It ain't what you do...

Achieving great collective performance has the same basic principles for musicians, sports teams and other groups of individuals.
Written by Oliver Marks, Contributor

The Jazz standard 'It Ain't What you Do' is well known by musicians as a classic chord sequence to improvise over, and it occurred to me the other day the lyrics are also a great analogy for making collaboration work over time within enterprises.

While many people focus on technology as a magic solution to enhance communication, collaboration and connections inside companies, the reality is that it's the way that you do it that makes all the difference for success or failure. Enabling technologies are not hard to find these days - what's difficult is making them work for the contexts of your business, and along with, or instead of, all the other ways people chose to network with each other and to share information.

Large technology companies whose employees are 'dogfooding' the product offerings they hope end users will buy (dogfooding meaning employees using the online software products they also sell) obviously works very well when your salary depends on your obedience and adherence to internal organizational models. Successful use of the tech is a very different proposition when endusers have no skin in the game and have other options and agendas.

Happily we're now entering more mature and informed times where existing enterprise technologies and associated processes are starting to be melded with Enterprise 2.0/Social technologies by users. Aiming to achieve specific value propositions is taking precedence over experimental adoption of new ideas and fashions at a departmental collaboration silo level.

One of the attractions of encouraging collaborative practices in enterprises is fostering innovation. With the relationship between musical creativity and the technology world at a high right now (SXSW and major league bands as support acts for Marc Benioff's barnstorming Salesforce events for example) it's worth exploiting my musical analogy a bit further.

It takes a strong rhythm section and people willing to carry the chords that shape the melody before anyone can draw attention to themselves by playing the melody and/or improvising. Jazz musicians often take turns soloing before dropping back into the background texture of a tune, while we frequently hear about rock groups breaking up due to 'artistic differences', which is often about individual band members hogging the limelight.

The way that we organize to 'do' collaborative activities, developing mindful behaviors to help others, is at the heart of successfully working together. The ways, times and places we work together, putting relevant information into the flow of work to help others is transforming the ways in which we work.

The ways in which you use social networks for our personal use is all about you, and you can spend as much of your personal time as you want interacting and consuming with friends. Working together collectively uses very similar technologies for very different end results.

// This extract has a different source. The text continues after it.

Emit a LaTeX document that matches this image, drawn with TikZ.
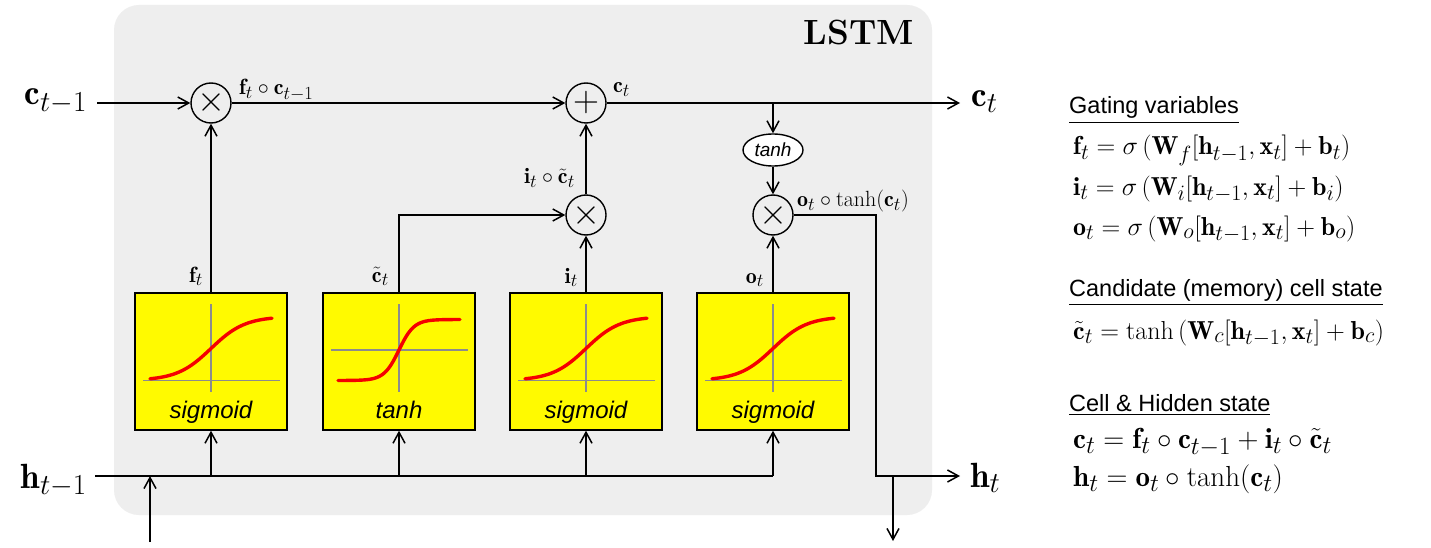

As we all know there are plenty of shovel leaners, armchair quarterbacks, digital talkers and meeting mavens in companies and not enough unsung heroes who complete tasks. Much like the way jazz musicians (who may have never played together before) collaborate around the basic musical framework for 'It Ain't What you Do', giving each other room to shine while making sure they simultaneously carry the tune together all the way through is at the heart of the musical ethos.

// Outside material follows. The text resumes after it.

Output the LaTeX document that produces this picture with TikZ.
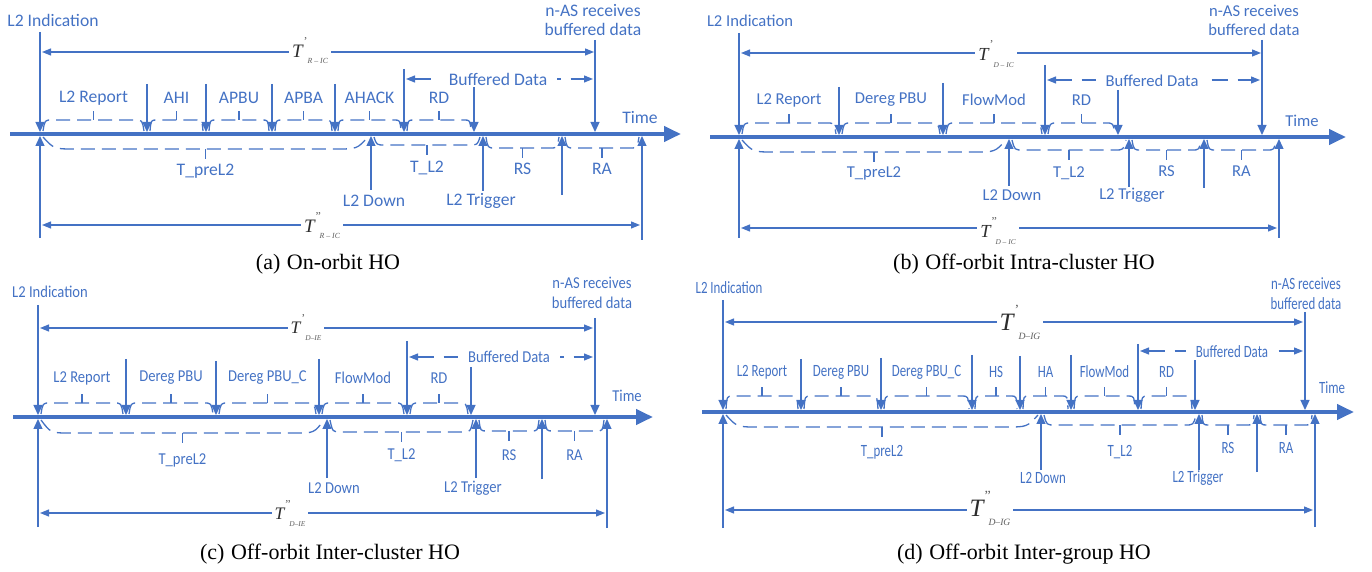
\documentclass[tikz,border=0pt]{standalone}
\usepackage{fontspec}
\setmainfont{Liberation Serif}
\newfontfamily\lfa{Carlito}
\newfontfamily\lfc{Carlito}[FakeStretch=0.88]
\newfontfamily\lfd{Carlito}[FakeStretch=0.75]
\usetikzlibrary{arrows.meta}
\definecolor{cb}{RGB}{68,114,196}
\definecolor{tdark}{RGB}{45,45,45}
\definecolor{tgray}{RGB}{95,95,95}

\newcommand\Tl[7]{% T size, prime, sub, prime raise, sub lower, sub size, prime size
 \textcolor{tdark}{\fontsize{#1}{#1}\selectfont\itshape T}%
 \makebox[0pt][l]{\kern0.5pt\raisebox{#4}{\textcolor{tgray}{\fontsize{#7}{#7}\selectfont #2}}}%
 \kern2.5pt\raisebox{-#5}{\textcolor{tgray}{\fontsize{#6}{#6}\selectfont\itshape #3}}}

\tikzset{
 lbl/.style={text=cb, inner sep=0pt, align=center},
 ev/.style={draw=cb, line width=0.65pt, -{Triangle[length=5pt,width=4.5pt]}},
 axisline/.style={draw=cb, line width=2pt, -{Triangle[length=8.5pt,width=7.5pt]}},
 tspan/.style={draw=cb, line width=0.6pt, {Triangle[length=4.5pt,width=3.5pt]}-{Triangle[length=4.5pt,width=3.5pt]}},
 bufspan/.style={tspan, dash pattern=on 8pt off 5pt},
 dbrace/.style={draw=cb, line width=0.65pt, dash pattern=on 7pt off 3.5pt},
 btick/.style={draw=cb, line width=0.7pt},
 tlab/.style={fill=white, inner sep=1.5pt},
 capt/.style={inner sep=0pt, font=\fontsize{11}{13}\selectfont},
 bufl/.style={plbl, fill=white, inner xsep=5pt, inner ysep=1pt},
}

% down event arrow: name, x, ytop, axis y
\newcommand\evdown[4]{\coordinate (#1-t) at (#2,#3);\coordinate (#1-b) at (#2,#4-2);\draw[ev] (#1-t) -- (#1-b);}
% up event arrow: name, x, ybottom, axis y
\newcommand\evup[4]{\coordinate (#1-b) at (#2,#3);\coordinate (#1-t) at (#2,#4+2);\draw[ev] (#1-b) -- (#1-t);}
% upper brace: name, x1, x2, ybrace, axis y, radius, label y, text
\newcommand\bracU[8]{%
 \draw[dbrace] (#2+3,#5-3) .. controls (#2+0.4*#6,#4) .. (#2+#6,#4) -- (#3-#6,#4) .. controls (#3-0.4*#6,#4) .. (#3-3,#5-3);
 \draw[btick] ({(#2+#3)/2},#4) -- ++(0,-9);
 \node[plbl] (#1) at ({(#2+#3)/2},#7) {#8};}
% lower brace
\newcommand\bracL[8]{%
 \draw[dbrace] (#2+3,#5+3) .. controls (#2+0.4*#6,#4) .. (#2+#6,#4) -- (#3-#6,#4) .. controls (#3-0.4*#6,#4) .. (#3-3,#5+3);
 \draw[btick] ({(#2+#3)/2},#4) -- ++(0,10);
 \node[plbl] (#1) at ({(#2+#3)/2},#7) {#8};}

\begin{document}
\begin{tikzpicture}[x=0.5pt,y=-0.5pt]
\useasboundingbox (0,0) rectangle (1372,572);

% ================= (a) =================
\begin{scope}[plbl/.style={lbl,font=\lfa\fontsize{8.8}{9.6}\selectfont}]
\coordinate (a-ax0) at (10,134); \coordinate (a-ax1) at (681,134);
\draw[axisline] (a-ax0) -- (a-ax1);
\node[plbl] (a-ind) at (53,20) {L2 Indication};
\node[plbl] (a-nas) at (593,20) {n-AS receives\\buffered data};
\node[plbl] (a-time) at (640,118) {Time};
\evdown{a-e0}{40}{32}{134}
\evup{a-u0}{40}{238}{134}
\evdown{a-e1}{147}{84}{134}
\evdown{a-e2}{206}{84}{134}
\evdown{a-e3}{272}{84}{134}
\evdown{a-e4}{335}{84}{134}
\evdown{a-e5}{404}{69}{134}
\evdown{a-e6}{474}{86}{134}
\evdown{a-e7}{595}{40}{134}
\bracU{a-l1}{40}{147}{120}{134}{12}{98}{L2 Report}
\bracU{a-l2}{147}{206}{120}{134}{10}{98}{AHI}
\bracU{a-l3}{206}{272}{120}{134}{10}{98}{APBU}
\bracU{a-l4}{272}{335}{120}{134}{10}{98}{APBA}
\bracU{a-l5}{335}{404}{120}{134}{10}{98}{AHACK}
\bracU{a-l6}{404}{474}{120}{134}{10}{98}{RD}
\coordinate (a-b0) at (406,79); \coordinate (a-b1) at (593,79);
\draw[bufspan] (a-b0) -- (a-b1);
\node[bufl] (a-bd) at (498,79) {Buffered Data};
\coordinate (a-s0) at (42,52); \coordinate (a-s1) at (594,52);
\draw[tspan] (a-s0) -- (a-s1);
\node[tlab] (a-T1) at (310,51) {\Tl{9.5}{'}{R -- IC}{6pt}{3pt}{3.9}{6}};
\evup{a-u1}{371}{190}{134}
\evup{a-u2}{483}{191}{134}
\evup{a-u3}{562}{195}{134}
\evup{a-u4}{642}{240}{134}
\bracL{a-p1}{40}{371}{149}{134}{35}{171}{T\_preL2}
\bracL{a-p2}{371}{483}{145}{134}{14}{168}{T\_L2}
\bracL{a-p3}{483}{562}{148}{134}{12}{169}{RS}
\bracL{a-p4}{562}{642}{148}{134}{12}{169}{RA}
\node[plbl] (a-down) at (374,201) {L2 Down};
\node[plbl] (a-trig) at (481,201) {L2 Trigger};
\coordinate (a-d0) at (42,225); \coordinate (a-d1) at (640,225);
\draw[tspan] (a-d0) -- (a-d1);
\node[tlab] (a-T2) at (322,226) {\Tl{9.5}{''}{R -- IC}{6pt}{3pt}{3.9}{6}};
\node[capt] (a-cap) at (328,264) {(a)\hspace{0.3em}On-orbit HO};
\end{scope}

% ================= (b) =================
\begin{scope}[plbl/.style={lbl,font=\lfa\fontsize{8.3}{9.6}\selectfont}]
\coordinate (b-ax0) at (710,137); \coordinate (b-ax1) at (1346,137);
\draw[axisline] (b-ax0) -- (b-ax1);
\node[plbl] (b-ind) at (750,21) {L2 Indication};
\node[plbl] (b-nas) at (1254,20) {n-AS receives\\buffered data};
\node[plbl] (b-time) at (1302,121) {Time};
\evdown{b-e0}{739}{33}{137}
\evup{b-u0}{739}{238}{137}
\evdown{b-e1}{839}{87}{137}
\evdown{b-e2}{943}{83}{137}
\evdown{b-e3}{1045}{65}{137}
\evdown{b-e4}{1118}{90}{137}
\evdown{b-e5}{1262}{40}{137}
\bracU{b-l1}{739}{839}{123}{137}{12}{100}{L2 Report}
\bracU{b-l2}{839}{943}{123}{137}{12}{100}{Dereg PBU}
\bracU{b-l3}{943}{1045}{123}{137}{12}{100}{FlowMod}
\bracU{b-l4}{1045}{1118}{123}{137}{12}{100}{RD}
\coordinate (b-b0) at (1047,80); \coordinate (b-b1) at (1260,80);
\draw[bufspan] (b-b0) -- (b-b1);
\node[bufl] (b-bd) at (1152,81) {Buffered Data};
\coordinate (b-s0) at (741,53); \coordinate (b-s1) at (1261,53);
\draw[tspan] (b-s0) -- (b-s1);
\node[tlab] (b-T1) at (996,54) {\Tl{9.2}{'}{D -- IC}{6pt}{3.5pt}{3.7}{6}};
\evup{b-u1}{1009}{186}{137}
\evup{b-u2}{1129}{187}{137}
\evup{b-u3}{1204}{188}{137}
\evup{b-u4}{1279}{238}{137}
\bracL{b-p1}{739}{1009}{152}{137}{35}{173}{T\_preL2}
\bracL{b-p2}{1009}{1129}{150}{137}{14}{173}{T\_L2}
\bracL{b-p3}{1129}{1204}{150}{137}{12}{171}{RS}
\bracL{b-p4}{1204}{1279}{150}{137}{12}{171}{RA}
\node[plbl] (b-down) at (1012,195) {L2 Down};
\node[plbl] (b-trig) at (1132,195) {L2 Trigger};
\coordinate (b-d0) at (741,228); \coordinate (b-d1) at (1277,228);
\draw[tspan] (b-d0) -- (b-d1);
\node[tlab] (b-T2) at (998,231) {\Tl{9.2}{''}{D -- IC}{6pt}{3.5pt}{3.7}{6}};
\node[capt] (b-cap) at (1024,264) {(b)\hspace{0.3em}Off-orbit Intra-cluster HO};
\end{scope}

% ================= (c) =================
\begin{scope}[plbl/.style={lbl,font=\lfc\fontsize{8.3}{10}\selectfont}]
\coordinate (c-ax0) at (13,417); \coordinate (c-ax1) at (653,417);
\draw[axisline] (c-ax0) -- (c-ax1);
\node[plbl] (c-ind) at (50,292) {L2 Indication};
\node[plbl] (c-nas) at (592,293) {n-AS receives\\buffered data};
\node[plbl] (c-time) at (627,396) {Time};
\evdown{c-e0}{38}{305}{417}
\evup{c-u0}{38}{527}{417}
\evdown{c-e1}{126}{359}{417}
\evdown{c-e2}{216}{361}{417}
\evdown{c-e3}{319}{359}{417}
\evdown{c-e4}{407}{341}{417}
\evdown{c-e5}{471}{367}{417}
\evdown{c-e6}{595}{318}{417}
\bracU{c-l1}{38}{126}{403}{417}{12}{378}{L2 Report}
\bracU{c-l2}{126}{216}{403}{417}{12}{378}{Dereg PBU}
\bracU{c-l3}{216}{319}{403}{417}{12}{378}{Dereg PBU\_C}
\bracU{c-l4}{319}{407}{403}{417}{12}{378}{FlowMod}
\bracU{c-l5}{407}{471}{403}{417}{12}{378}{RD}
\coordinate (c-b0) at (409,357); \coordinate (c-b1) at (593,357);
\draw[bufspan] (c-b0) -- (c-b1);
\node[bufl] (c-bd) at (509,357) {Buffered Data};
\coordinate (c-s0) at (40,328); \coordinate (c-s1) at (593,328);
\draw[tspan] (c-s0) -- (c-s1);
\node[tlab] (c-T1) at (306,328) {\Tl{8.8}{'}{D--IE}{5.5pt}{3.5pt}{3.7}{6}};
\evup{c-u1}{327}{478}{417}
\evup{c-u2}{476}{478}{417}
\evup{c-u3}{542}{479}{417}
\evup{c-u4}{607}{528}{417}
\bracL{c-p1}{38}{327}{433}{417}{32}{460}{T\_preL2}
\bracL{c-p2}{327}{476}{432}{417}{14}{455}{T\_L2}
\bracL{c-p3}{476}{542}{431}{417}{11}{455}{RS}
\bracL{c-p4}{542}{607}{431}{417}{11}{455}{RA}
\node[plbl] (c-down) at (334,488) {L2 Down};
\node[plbl] (c-trig) at (473,488) {L2 Trigger};
\coordinate (c-d0) at (40,513); \coordinate (c-d1) at (605,513);
\draw[tspan] (c-d0) -- (c-d1);
\node[tlab] (c-T2) at (290,514) {\Tl{8.8}{''}{D--IE}{5.5pt}{3.5pt}{3.7}{6}};
\node[capt] (c-cap) at (330,554) {(c)\hspace{0.3em}Off-orbit Inter-cluster HO};
\end{scope}

% ================= (d) =================
\begin{scope}[plbl/.style={lbl,font=\lfd\fontsize{8.6}{10}\selectfont}]
\coordinate (d-ax0) at (702,412); \coordinate (d-ax1) at (1354,412);
\draw[axisline] (d-ax0) -- (d-ax1);
\node[plbl] (d-ind) at (729,288) {L2 Indication};
\node[plbl] (d-nas) at (1306,294) {n-AS receives\\buffered data};
\node[plbl] (d-time) at (1332,388) {Time};
\evdown{d-e0}{723}{300}{412}
\evup{d-u0}{723}{528}{412}
\evdown{d-e1}{801}{359}{412}
\evdown{d-e2}{881}{358}{412}
\evdown{d-e3}{972}{355}{412}
\evdown{d-e4}{1020}{356}{412}
\evdown{d-e5}{1071}{355}{412}
\evdown{d-e6}{1138}{344}{412}
\evdown{d-e7}{1195}{360}{412}
\evdown{d-e8}{1305}{312}{412}
\bracU{d-l1}{723}{801}{396}{412}{10}{372}{L2 Report}
\bracU{d-l2}{801}{881}{396}{412}{10}{372}{Dereg PBU}
\bracU{d-l3}{881}{972}{396}{412}{10}{372}{Dereg PBU\_C}
\bracU{d-l4}{972}{1020}{396}{412}{9}{372}{HS}
\bracU{d-l5}{1020}{1071}{396}{412}{9}{372}{HA}
\bracU{d-l6}{1071}{1138}{396}{412}{10}{372}{FlowMod}
\bracU{d-l7}{1138}{1195}{396}{412}{10}{372}{RD}
\coordinate (d-b0) at (1140,351); \coordinate (d-b1) at (1303,351);
\draw[bufspan] (d-b0) -- (d-b1);
\node[bufl] (d-bd) at (1232,352) {Buffered Data};
\coordinate (d-s0) at (725,322); \coordinate (d-s1) at (1303,322);
\draw[tspan] (d-s0) -- (d-s1);
\node[tlab] (d-T1) at (1020,322) {\Tl{12.5}{'}{D--IG}{8pt}{4.5pt}{4.8}{7}};
\evup{d-u1}{1041}{470}{412}
\evup{d-u2}{1199}{470}{412}
\evup{d-u3}{1257}{472}{412}
\evup{d-u4}{1315}{527}{412}
\bracL{d-p1}{723}{1041}{427}{412}{35}{452}{T\_preL2}
\bracL{d-p2}{1041}{1199}{425}{412}{14}{452}{T\_L2}
\bracL{d-p3}{1199}{1257}{425}{412}{10}{448}{RS}
\bracL{d-p4}{1257}{1315}{425}{412}{10}{448}{RA}
\node[plbl] (d-down) at (1043,478) {L2 Down};
\node[plbl] (d-trig) at (1198,478) {L2 Trigger};
\coordinate (d-d0) at (725,510); \coordinate (d-d1) at (1313,510);
\draw[tspan] (d-d0) -- (d-d1);
\node[tlab] (d-T2) at (990,508) {\Tl{12.5}{''}{D--IG}{8pt}{4.5pt}{4.8}{7}};
\node[capt] (d-cap) at (1024,554) {(d)\hspace{0.3em}Off-orbit Inter-group HO};
\end{scope}
\end{tikzpicture}
\end{document}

Anyone can buy a musical instrument and make random noises, the challenge is in feeling you are expressing yourself in harmony with others, and that's also where the real power of orchestrating the modern enterprise resides. Even though overcoming the political fiefdoms and personality conflicts in a company to realize these benefits can be as tricky as handling a group of divas, creating a collective way of working together which everyone enjoys and understands is a timeless differentiator for achieving optimum performance. This is as true for musicians, sports teams and other groups of highly skilled individuals as it is for business performance.